De toda forma, entramos no parque com todas as energias positivas
que pudemos reunir (mandingas, promessas pra São Longuinho, figas e cordãozinho
no pescoço) para ver o tigre. Dizem que durante a manhã o período de maior
probabilidade para se ver o bichano é das 6h as 8h30, quando não está tão
quente. Por conta da confusão do Tala
Gate nós tínhamos saído bastante atrasados e as 9h já tínhamos quase
perdido as esperanças. Foi quando começamos a ver uma corrida desenfreada de
jipes para um determinado local – e o nosso motorista não se fez de rogado,
saiu rasgando atrás deles.
Ai fica a diferença com os safaris mais experientes da África: todos
os jipes, independente da empresa, ajudam-se uns aos outros por meio de rádio
para encontrar os bichos mais legais. Num sentido de cooperação positiva eles
sabem que turista feliz é igual a gorjeta mais gorda, e portanto trabalham
juntos para encontrar o maior número de animais possíveis e todo mundo ganhar
com isso.
Em Bandhavgarh foi completamente diferente: era uma competição de
jipes enlouquecidos e (turistas sem entender nada do que estava acontecendo)
para ver quem chegava primeiro. Nenhum motorista passava informação para o
outro e o primeiro carro a arrancar era imediatamente seguido por todos os
outros numa corrida onde valia tudo – inclusive cavalo de pau, parar bem na
frente de outro carro sem dar visão para as pessoas, jogar poeira em quem
ficava pra trás.
Foi nesse fuzuê que, de repente, mais de 12 jipes se espremeram
entre um pequeno trecho da estrada e uma fêmea gigante atravessou o caminho
tranquila, alheia aos expectadores em transe. Ela desfilou linda e majestosa
por exatos 7 segundos, desdenhando solenemente as lentes ávidas por pelo menos
mais uma foto – o máximo que conseguimos foram três cliques de meia tigresa.

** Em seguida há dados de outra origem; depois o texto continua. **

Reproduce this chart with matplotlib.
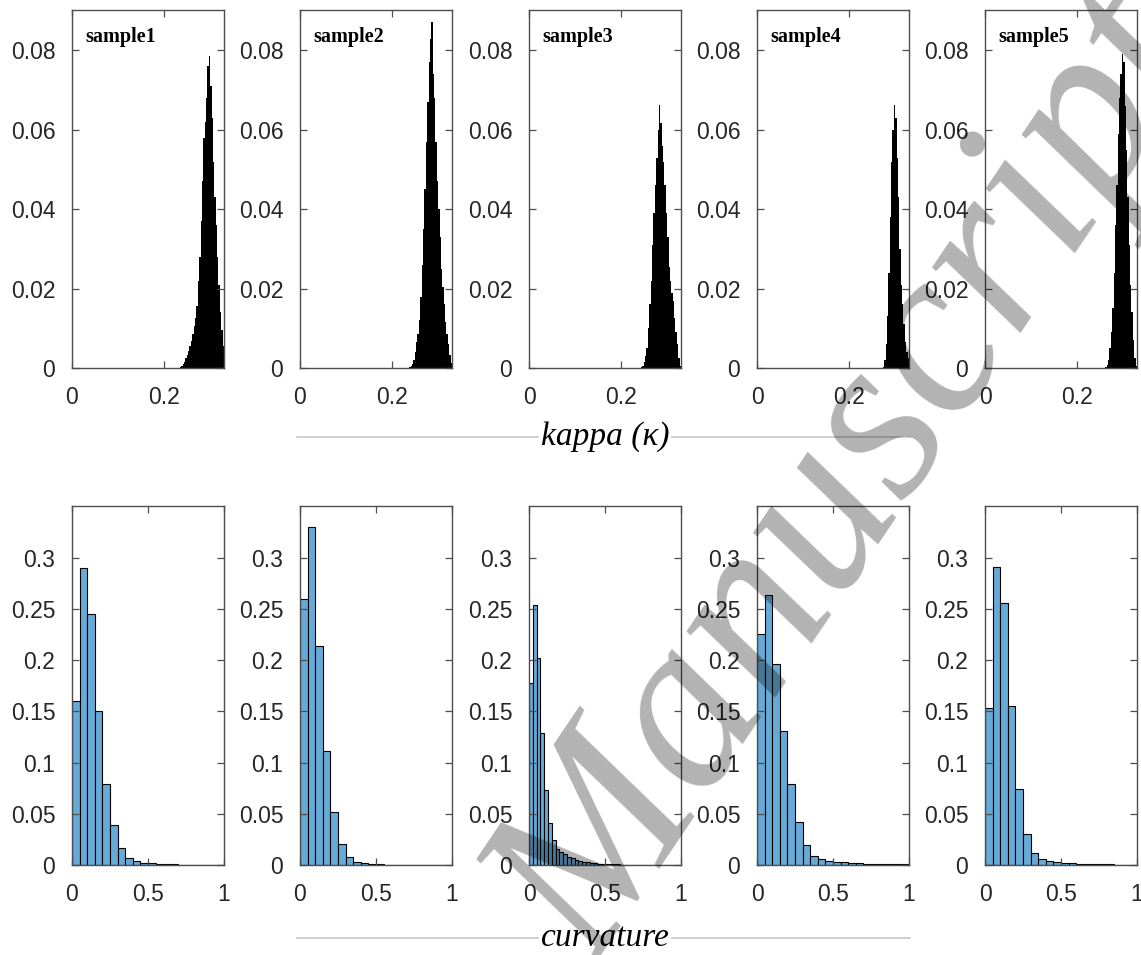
import numpy as np
import matplotlib
matplotlib.use("Agg")
import matplotlib.pyplot as plt
from matplotlib.lines import Line2D

# kappa histograms (top row), bins of 0.003 starting at 0.234
kappa_start = 0.234
kappa_width = 0.003
kappa1 = [0.0002, 0.0005, 0.001, 0.0015, 0.0025, 0.0033, 0.0042, 0.0055, 0.0067, 0.0085, 0.0105,
          0.0125, 0.0155, 0.022, 0.028, 0.037, 0.047, 0.058, 0.062, 0.068, 0.076, 0.0787, 0.071,
          0.063, 0.052, 0.043, 0.036, 0.028, 0.021, 0.014, 0.0095, 0.0055, 0.003]
kappa2 = [0.0001, 0.0003, 0.0006, 0.001, 0.002, 0.004, 0.0065, 0.0085, 0.012, 0.018, 0.026,
          0.035, 0.045, 0.057, 0.067, 0.077, 0.083, 0.0871, 0.074, 0.068, 0.057, 0.047, 0.040,
          0.033, 0.025, 0.0205, 0.016, 0.0115, 0.0085, 0.006, 0.0033, 0.0012, 0.0003]
kappa3 = [0, 0, 0, 0.0002, 0.0006, 0.0014, 0.003, 0.005, 0.010, 0.016, 0.022,
          0.031, 0.039, 0.046, 0.053, 0.060, 0.0662, 0.0618, 0.056, 0.052, 0.046, 0.039, 0.033,
          0.0255, 0.022, 0.019, 0.017, 0.0125, 0.009, 0.006, 0.0025, 0.0005, 0]
kappa4 = [0, 0, 0, 0, 0, 0, 0, 0, 0, 0, 0,
          0, 0, 0.0003, 0.002, 0.006, 0.013, 0.024, 0.038, 0.052, 0.060, 0.0662, 0.063,
          0.053, 0.043, 0.030, 0.021, 0.016, 0.011, 0.0065, 0.004, 0.0025, 0.0005]
kappa5 = [0, 0, 0, 0, 0, 0, 0, 0, 0.0001, 0.0003, 0.0008,
          0.002, 0.005, 0.009, 0.015, 0.024, 0.036, 0.046, 0.059, 0.068, 0.074, 0.0792, 0.077,
          0.066, 0.055, 0.043, 0.031, 0.021, 0.014, 0.007, 0.0025, 0.0005, 0]

# curvature histograms (bottom row)
curv_width = [0.05, 0.05, 0.025, 0.05, 0.05]
curv1 = [0.160, 0.290, 0.245, 0.150, 0.079, 0.0387, 0.0169, 0.0068, 0.0039, 0.0023,
         0.0015, 0.001, 0.0007, 0.0005, 0.0004, 0.0003, 0.0002, 0.0002, 0.0001, 0.0001]
curv2 = [0.260, 0.330, 0.214, 0.111, 0.0514, 0.0208, 0.0078, 0.0033, 0.0015, 0.0008,
         0.0005, 0.0003, 0.0002, 0.0001, 0.0001, 0.0001, 0, 0, 0, 0]
curv3 = [0.178, 0.254, 0.202, 0.1285, 0.0732, 0.0407, 0.024, 0.016, 0.013, 0.0104,
         0.008, 0.0065, 0.005, 0.004, 0.0033, 0.0027, 0.0022, 0.0018, 0.0014, 0.0011,
         0.0009, 0.0007, 0.0006, 0.0005, 0.0004, 0.0003, 0.0003, 0.0002, 0.0002, 0.0001,
         0.0001, 0.0001, 0, 0, 0, 0, 0, 0, 0, 0]
curv4 = [0.2255, 0.2636, 0.196, 0.131, 0.0788, 0.0417, 0.0195, 0.0091, 0.0055, 0.0039,
         0.003, 0.0025, 0.002, 0.0016, 0.0013, 0.0011, 0.0009, 0.0007, 0.0006, 0.0005]
curv5 = [0.153, 0.291, 0.256, 0.155, 0.0739, 0.0303, 0.0117, 0.0059, 0.0039, 0.0029,
         0.002, 0.0016, 0.0013, 0.001, 0.0008, 0.0006, 0.0005, 0.0004, 0.0003, 0.0002]

sample_names = ["sample1", "sample2", "sample3", "sample4", "sample5"]
kappa_all = [kappa1, kappa2, kappa3, kappa4, kappa5]
curv_all = [curv1, curv2, curv3, curv4, curv5]

kappa_yticks = [0, 0.02, 0.04, 0.06, 0.08]
kappa_yticklabels = ["0", "0.02", "0.04", "0.06", "0.08"]
kappa_xticks = [0, 0.2]
kappa_xticklabels = ["0", "0.2"]
curv_yticks = [0, 0.05, 0.1, 0.15, 0.2, 0.25, 0.3]
curv_yticklabels = ["0", "0.05", "0.1", "0.15", "0.2", "0.25", "0.3"]
curv_xticks = [0, 0.5, 1]
curv_xticklabels = ["0", "0.5", "1"]

W, H = 1141, 955
fig = plt.figure(figsize=(W / 100, H / 100), dpi=100)

lefts = [72, 300, 529, 757, 985]
ax_w = 152
tick_font = "Liberation Sans"
axis_col = "#4d4d4d"
text_col = "#262626"


def style_axes(ax):
    for s in ax.spines.values():
        s.set_color(axis_col)
        s.set_linewidth(1.0)
    ax.tick_params(direction="in", top=True, right=True, length=5, width=0.9,
                   color=axis_col, labelcolor=text_col, labelsize=16.5)
    ax.tick_params(axis="y", pad=12)
    ax.tick_params(axis="x", pad=13)
    for lab in ax.get_xticklabels() + ax.get_yticklabels():
        lab.set_fontfamily(tick_font)


for i in range(5):
    # top row: kappa
    ax = fig.add_axes([lefts[i] / W, 1 - 368 / H, ax_w / W, 358 / H])
    heights = np.array(kappa_all[i])
    edges = kappa_start + kappa_width * np.arange(len(heights) + 1)
    ax.stairs(heights, edges, fill=True, color="black", linewidth=0)
    ax.set_xlim(0, 0.33)
    ax.set_ylim(0, 0.0902)
    ax.set_xticks(kappa_xticks)
    ax.set_xticklabels(kappa_xticklabels)
    ax.set_yticks(kappa_yticks)
    ax.set_yticklabels(kappa_yticklabels)
    style_axes(ax)
    ax.text(0.09, 0.925, sample_names[i], transform=ax.transAxes, va="center", ha="left",
            fontsize=14.5, fontweight="bold", fontfamily="Liberation Serif", color="black")

    # bottom row: curvature
    ax2 = fig.add_axes([lefts[i] / W, 1 - 865 / H, ax_w / W, 359 / H])
    ch = np.array(curv_all[i])
    cedges = curv_width[i] * np.arange(len(ch))
    ax2.bar(cedges, ch, width=curv_width[i], align="edge", color="#66AAD7",
            edgecolor="black", linewidth=0.8)
    ax2.set_xlim(0, 1)
    ax2.set_ylim(0, 0.3505)
    ax2.set_xticks(curv_xticks)
    ax2.set_xticklabels(curv_xticklabels)
    ax2.set_yticks(curv_yticks)
    ax2.set_yticklabels(curv_yticklabels)
    style_axes(ax2)

# shared x labels with a thin rule behind them
for y_px, label in [(437, "kappa (\u03ba)"), (938, "curvature")]:
    yf = 1 - y_px / H
    fig.add_artist(Line2D([297 / W, 910 / W], [yf, yf], color="#c8c8c8", linewidth=1.2))
    fig.text(605 / W, yf, label, ha="center", va="center", fontsize=24, style="italic",
             fontfamily="Liberation Serif", color="black",
             bbox=dict(facecolor="white", edgecolor="none", pad=1))

# watermark
fig.text(855 / W, 1 - 480 / H, "Manuscript", ha="center", va="center", rotation=56,
         fontsize=172, style="italic", fontfamily="Liberation Serif", color="black",
         alpha=0.3, zorder=20)

fig.savefig("out.png", dpi=100)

E aí mais uma vez a natureza se revela dela, e só dela. Imprevisível
por definição, ela faz com que qualquer aparição, mesmo que por alguns
segundos, tenha um sentido ainda maior de sorte e oportunidade. Com a nossa
tigresa não poderia ter sido diferente: com o mesmo ar felino e despretensioso
que surgiu, ela foi embora, no melhor estilo celebridade. E nós em êxtase,
agradecemos pelo ar da graça e pela chance quase inacreditável de ver uma
animal deste em seu ambiente natural. Sete segundos que valeram a pena e vão ficar
na memória.
Um comentário:
Estão ficando exigentes com o desfile dos bichos selvagens!!!
Eu adoraria estar aí com tigre ou sem tigre. Valeu a foto da bichana majestosa!!!